AIM OF THE EXERCISE | Exactly the lines from the first line of the records to the line holding "ax.spines['left'].set_color('#1a1a1a')" should be duplicated, and nothing more; pictures stay out.

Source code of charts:

____

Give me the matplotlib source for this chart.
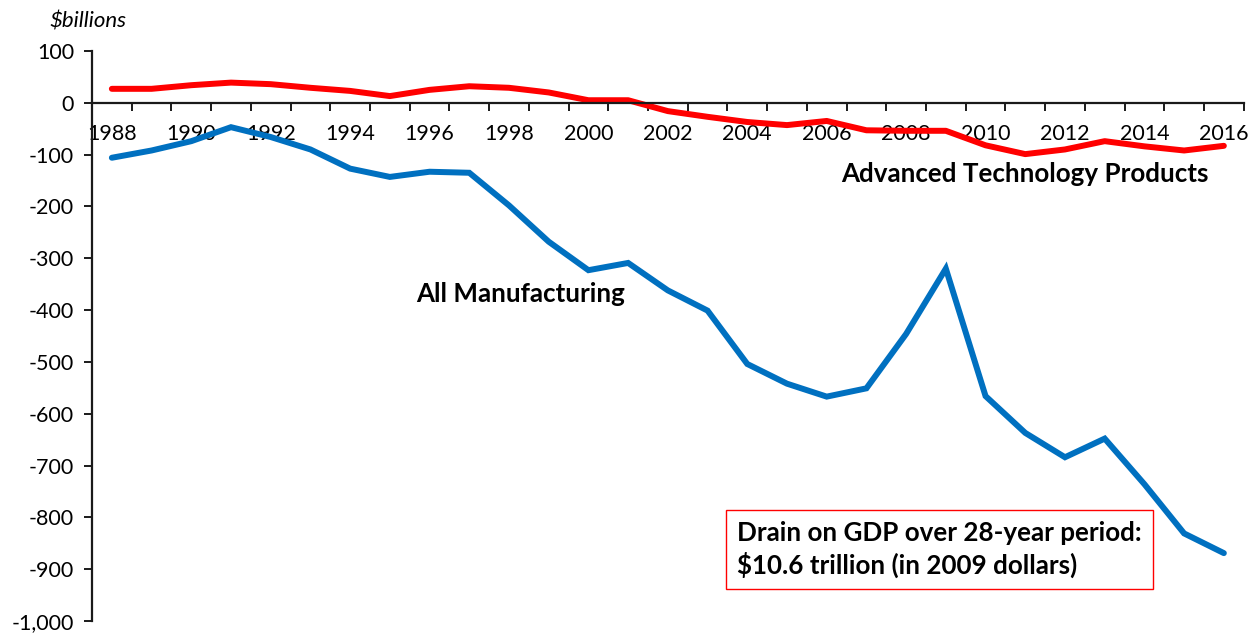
import matplotlib
matplotlib.use("Agg")
import matplotlib.pyplot as plt
from matplotlib.ticker import FuncFormatter

years = list(range(1988, 2017))
all_manufacturing = [-106, -92, -74, -47, -66, -90, -127, -143, -133, -135,
                     -198, -268, -323, -309, -362, -401, -504, -542, -567, -551,
                     -446, -320, -566, -637, -684, -648, -736, -831, -869]
advanced_tech = [27, 27, 34, 39, 36, 29, 23, 13, 25, 32,
                 29, 20, 5, 5, -16, -27, -37, -43, -35, -53,
                 -54, -54, -82, -99, -90, -74, -84, -92, -83]
y_ticks = list(range(-1000, 101, 100))

plt.rcParams['font.family'] = ['Lato', 'DejaVu Sans']

fig = plt.figure(figsize=(12.57, 6.33), dpi=100)
ax = fig.add_axes([92/1257, 1-621/633, (1243.7-92)/1257, (621-51)/633])

x = list(range(len(years)))
ax.plot(x, all_manufacturing, color='#0070C0', lw=4.3, solid_joinstyle='miter', solid_capstyle='round')
ax.plot(x, advanced_tech, color='#FF0000', lw=4.3, solid_joinstyle='round', solid_capstyle='round')

ax.set_xlim(-0.5, len(years) - 0.5)
ax.set_ylim(-1000, 100)

for s in ['top', 'right']:
    ax.spines[s].set_visible(False)
ax.spines['bottom'].set_position(('data', 0))
ax.spines['bottom'].set_linewidth(1.6)
ax.spines['left'].set_linewidth(1.6)
ax.spines['bottom'].set_color('#1a1a1a')
ax.spines['left'].set_color('#1a1a1a')

ax.set_yticks(y_ticks)
ax.yaxis.set_major_formatter(FuncFormatter(lambda v, p: f"{int(v):,}"))
ax.tick_params(axis='y', direction='out', length=6, width=1.4, labelsize=15.5, pad=7, colors='#1a1a1a', labelcolor='black')

ax.set_xticks(x[::2])
ax.set_xticklabels([str(y) for y in years[::2]])
ax.set_xticks([i - 0.5 for i in range(len(years) + 1)], minor=True)
ax.tick_params(axis='x', which='major', length=0, labelsize=15.5, pad=15, labelcolor='black')
ax.tick_params(axis='x', which='minor', direction='out', length=6, width=1.4, colors='#1a1a1a')

fig.text(50/1257, 1-22/633, '$billions', fontsize=16, style='italic', ha='left', va='center')

ax.text(23.0, -137, 'Advanced Technology Products', fontsize=18.7, fontweight='bold', ha='center', va='center')
ax.text(10.28, -368, 'All Manufacturing', fontsize=18.7, fontweight='bold', ha='center', va='center')

ax.text(15.75, -862, 'Drain on GDP over 28-year period:\n$10.6 trillion (in 2009 dollars)',
        fontsize=18.7, fontweight='bold', ha='left', va='center', linespacing=1.35,
        bbox=dict(boxstyle='square,pad=0.42', facecolor='white', edgecolor='#FF0000', linewidth=1))

fig.savefig('out.png', dpi=100)
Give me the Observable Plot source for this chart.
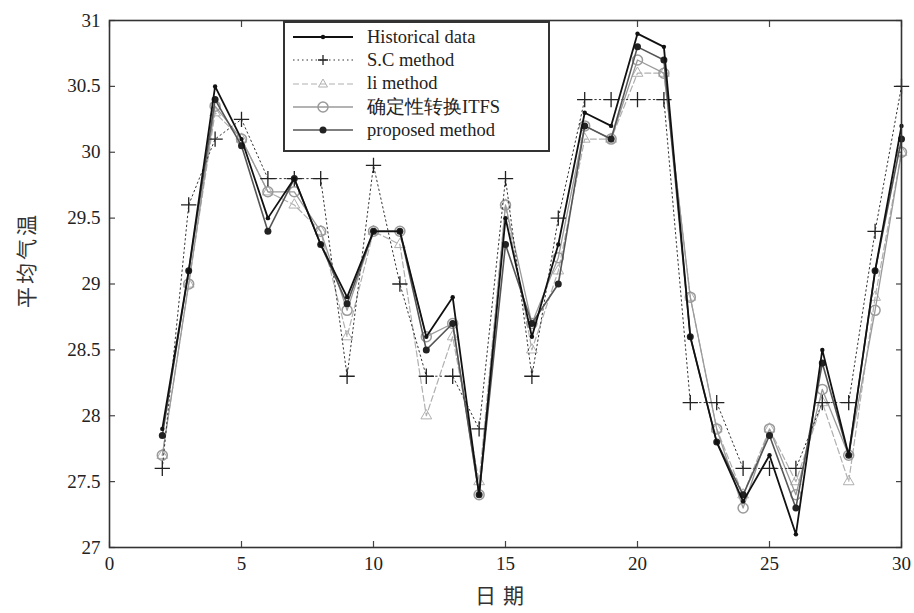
<!DOCTYPE html>
<html><head><meta charset="utf-8">
<script src="https://cdn.jsdelivr.net/npm/d3@7"></script>
<script src="https://cdn.jsdelivr.net/npm/@observablehq/plot@0.6"></script>
<style>
body{margin:0;background:#fff;}
#wrap{position:relative;width:914px;height:613px;}
#legend{position:absolute;left:283px;top:21px;width:267px;height:131px;border:2px solid #333;background:#fff;box-sizing:border-box;font-family:"Liberation Serif","DejaVu Serif",serif;font-size:18.5px;color:#222;}
.row{position:absolute;left:0;height:22px;display:flex;align-items:center;}
.row svg{margin-left:6px;}
.row span{margin-left:12px;white-space:nowrap;}
.title{position:absolute;font-family:"Noto Sans CJK SC",sans-serif;font-size:21px;color:#333;white-space:nowrap;}
#xtitle{left:475px;top:579px;letter-spacing:7px;}
#ytitle{left:25px;top:260px;letter-spacing:3px;transform:translate(-50%,-50%) rotate(-90deg);}
</style>
</head><body>
<div id="wrap"></div>
<script>
const days = [2,3,4,5,6,7,8,9,10,11,12,13,14,15,16,17,18,19,20,21,22,23,24,25,26,27,28,29,30];
const historical = [27.9,29.1,30.5,30.1,29.5,29.8,29.3,28.9,29.4,29.4,28.6,28.9,27.4,29.5,28.6,29.3,30.3,30.2,30.9,30.8,28.6,27.8,27.35,27.7,27.1,28.5,27.7,29.1,30.2];
const scMethod = [27.6,29.6,30.1,30.25,29.8,29.8,29.8,28.3,29.9,29.0,28.3,28.3,27.9,29.8,28.3,29.5,30.4,30.4,30.4,30.4,28.1,28.1,27.6,27.6,27.6,28.1,28.1,29.4,30.5];
const liMethod = [27.7,29.0,30.3,30.1,29.7,29.6,29.4,28.6,29.4,29.3,28.0,28.6,27.5,29.6,28.5,29.1,30.1,30.1,30.6,30.6,28.9,27.9,27.4,27.9,27.5,28.1,27.5,28.9,30.0];
const itfs = [27.7,29.0,30.35,30.1,29.7,29.7,29.4,28.8,29.4,29.4,28.6,28.7,27.4,29.6,28.7,29.2,30.2,30.1,30.7,30.6,28.9,27.9,27.3,27.9,27.4,28.2,27.7,28.8,30.0];
const proposed = [27.85,29.1,30.4,30.05,29.4,29.8,29.3,28.85,29.4,29.4,28.5,28.7,27.4,29.3,28.7,29.0,30.2,30.1,30.8,30.7,28.6,27.8,27.4,27.85,27.3,28.4,27.7,29.1,30.1];
const xTicks = [0,5,10,15,20,25,30];
const yTicks = [27,27.5,28,28.5,29,29.5,30,30.5,31];
const seriesNames = ["Historical data","S.C method","li method","确定性转换ITFS","proposed method"];
const xTitle = "日期";
const yTitle = "平均气温";

const mk = arr => days.map((d,i)=>({day:d, value:arr[i]}));
const H = mk(historical), S = mk(scMethod), L = mk(liMethod), I = mk(itfs), P = mk(proposed);
const noText = () => "";

const chart = Plot.plot({
  width: 914, height: 613,
  marginLeft: 109, marginRight: 13, marginTop: 20, marginBottom: 66,
  x: {domain: [0,30]},
  y: {domain: [27,31]},
  style: {fontFamily: '"Liberation Serif","DejaVu Serif",serif', fontSize: "19px", background: "#fff", color: "#222"},
  marks: [
    Plot.axisX({ticks: xTicks, tickSize: 0, tickPadding: 9, label: null}),
    Plot.axisY({ticks: yTicks, tickSize: 0, tickPadding: 9, tickFormat: d => String(d), label: null}),
    Plot.axisX({anchor: "bottom", ticks: xTicks, tickSize: -6, tickFormat: noText, label: null, stroke: "#444", strokeWidth: 1.2}),
    Plot.axisX({anchor: "top", ticks: xTicks, tickSize: -6, tickFormat: noText, label: null, stroke: "#444", strokeWidth: 1.2}),
    Plot.axisY({anchor: "left", ticks: yTicks, tickSize: -6, tickFormat: noText, label: null, stroke: "#444", strokeWidth: 1.2}),
    Plot.axisY({anchor: "right", ticks: yTicks, tickSize: -6, tickFormat: noText, label: null, stroke: "#444", strokeWidth: 1.2}),
    // li method
    Plot.line(L, {x: "day", y: "value", stroke: "#b0b0b0", strokeWidth: 1.2, strokeDasharray: "6,3"}),
    Plot.dot(L, {x: "day", y: "value", symbol: "triangle", r: 4, stroke: "#b0b0b0", strokeWidth: 1}),
    // ITFS
    Plot.line(I, {x: "day", y: "value", stroke: "#9a9a9a", strokeWidth: 1.3}),
    Plot.dot(I, {x: "day", y: "value", symbol: "circle", r: 5, stroke: "#9a9a9a", strokeWidth: 1.5}),
    // S.C method
    Plot.line(S, {x: "day", y: "value", stroke: "#333", strokeWidth: 1, strokeDasharray: "1.5,3"}),
    Plot.dot(S, {x: "day", y: "value", symbol: "plus", r: 5, stroke: "#222", strokeWidth: 1.3}),
    // proposed
    Plot.line(P, {x: "day", y: "value", stroke: "#555", strokeWidth: 1.6}),
    Plot.dot(P, {x: "day", y: "value", r: 3.5, fill: "#222"}),
    // historical
    Plot.line(H, {x: "day", y: "value", stroke: "#111", strokeWidth: 1.8}),
    Plot.dot(H, {x: "day", y: "value", r: 2.2, fill: "#111"}),
    Plot.frame({stroke: "#333", strokeWidth: 1.6})
  ]
});
const wrap = document.getElementById("wrap");
wrap.appendChild(chart);

// axis titles
const xt = document.createElement("div"); xt.className = "title"; xt.id = "xtitle"; xt.textContent = xTitle; wrap.appendChild(xt);
const yt = document.createElement("div"); yt.className = "title"; yt.id = "ytitle"; yt.textContent = yTitle; wrap.appendChild(yt);

// legend
const legendStyles = [
  {stroke:"#111", w:1.8, dash:null, marker:"dotSmall"},
  {stroke:"#333", w:1, dash:"1.5,3", marker:"plus"},
  {stroke:"#b0b0b0", w:1.2, dash:"6,3", marker:"tri"},
  {stroke:"#9a9a9a", w:1.3, dash:null, marker:"circle"},
  {stroke:"#555", w:1.6, dash:null, marker:"dot"}
];
const leg = document.createElement("div");
leg.id = "legend";
seriesNames.forEach((name,i)=>{
  const s = legendStyles[i];
  const row = document.createElement("div");
  row.className = "row";
  row.style.top = (3 + i*23.3) + "px";
  let m = "";
  if (s.marker==="dotSmall") m = `<circle cx="32" cy="11" r="2.2" fill="#111"/>`;
  if (s.marker==="dot") m = `<circle cx="32" cy="11" r="3.5" fill="#222"/>`;
  if (s.marker==="circle") m = `<circle cx="32" cy="11" r="5" fill="none" stroke="#9a9a9a" stroke-width="1.5"/>`;
  if (s.marker==="plus") m = `<path d="M27 11H37M32 6V16" stroke="#222" stroke-width="1.3"/>`;
  if (s.marker==="tri") m = `<path d="M32 6L36.5 14H27.5Z" fill="none" stroke="#b0b0b0"/>`;
  row.innerHTML = `<svg width="64" height="22"><line x1="2" y1="11" x2="62" y2="11" stroke="${s.stroke}" stroke-width="${s.w}" ${s.dash?`stroke-dasharray="${s.dash}"`:""}/>${m}</svg><span>${name}</span>`;
  leg.appendChild(row);
});
wrap.appendChild(leg);
</script>
</body></html>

____

RESULT |
Give me the matplotlib source for this chart.
import matplotlib
matplotlib.use("Agg")
import matplotlib.pyplot as plt
from matplotlib.ticker import FuncFormatter

years = list(range(1988, 2017))
all_manufacturing = [-106, -92, -74, -47, -66, -90, -127, -143, -133, -135,
                     -198, -268, -323, -309, -362, -401, -504, -542, -567, -551,
                     -446, -320, -566, -637, -684, -648, -736, -831, -869]
advanced_tech = [27, 27, 34, 39, 36, 29, 23, 13, 25, 32,
                 29, 20, 5, 5, -16, -27, -37, -43, -35, -53,
                 -54, -54, -82, -99, -90, -74, -84, -92, -83]
y_ticks = list(range(-1000, 101, 100))

plt.rcParams['font.family'] = ['Lato', 'DejaVu Sans']

fig = plt.figure(figsize=(12.57, 6.33), dpi=100)
ax = fig.add_axes([92/1257, 1-621/633, (1243.7-92)/1257, (621-51)/633])

x = list(range(len(years)))
ax.plot(x, all_manufacturing, color='#0070C0', lw=4.3, solid_joinstyle='miter', solid_capstyle='round')
ax.plot(x, advanced_tech, color='#FF0000', lw=4.3, solid_joinstyle='round', solid_capstyle='round')

ax.set_xlim(-0.5, len(years) - 0.5)
ax.set_ylim(-1000, 100)

for s in ['top', 'right']:
    ax.spines[s].set_visible(False)
ax.spines['bottom'].set_position(('data', 0))
ax.spines['bottom'].set_linewidth(1.6)
ax.spines['left'].set_linewidth(1.6)
ax.spines['bottom'].set_color('#1a1a1a')
ax.spines['left'].set_color('#1a1a1a')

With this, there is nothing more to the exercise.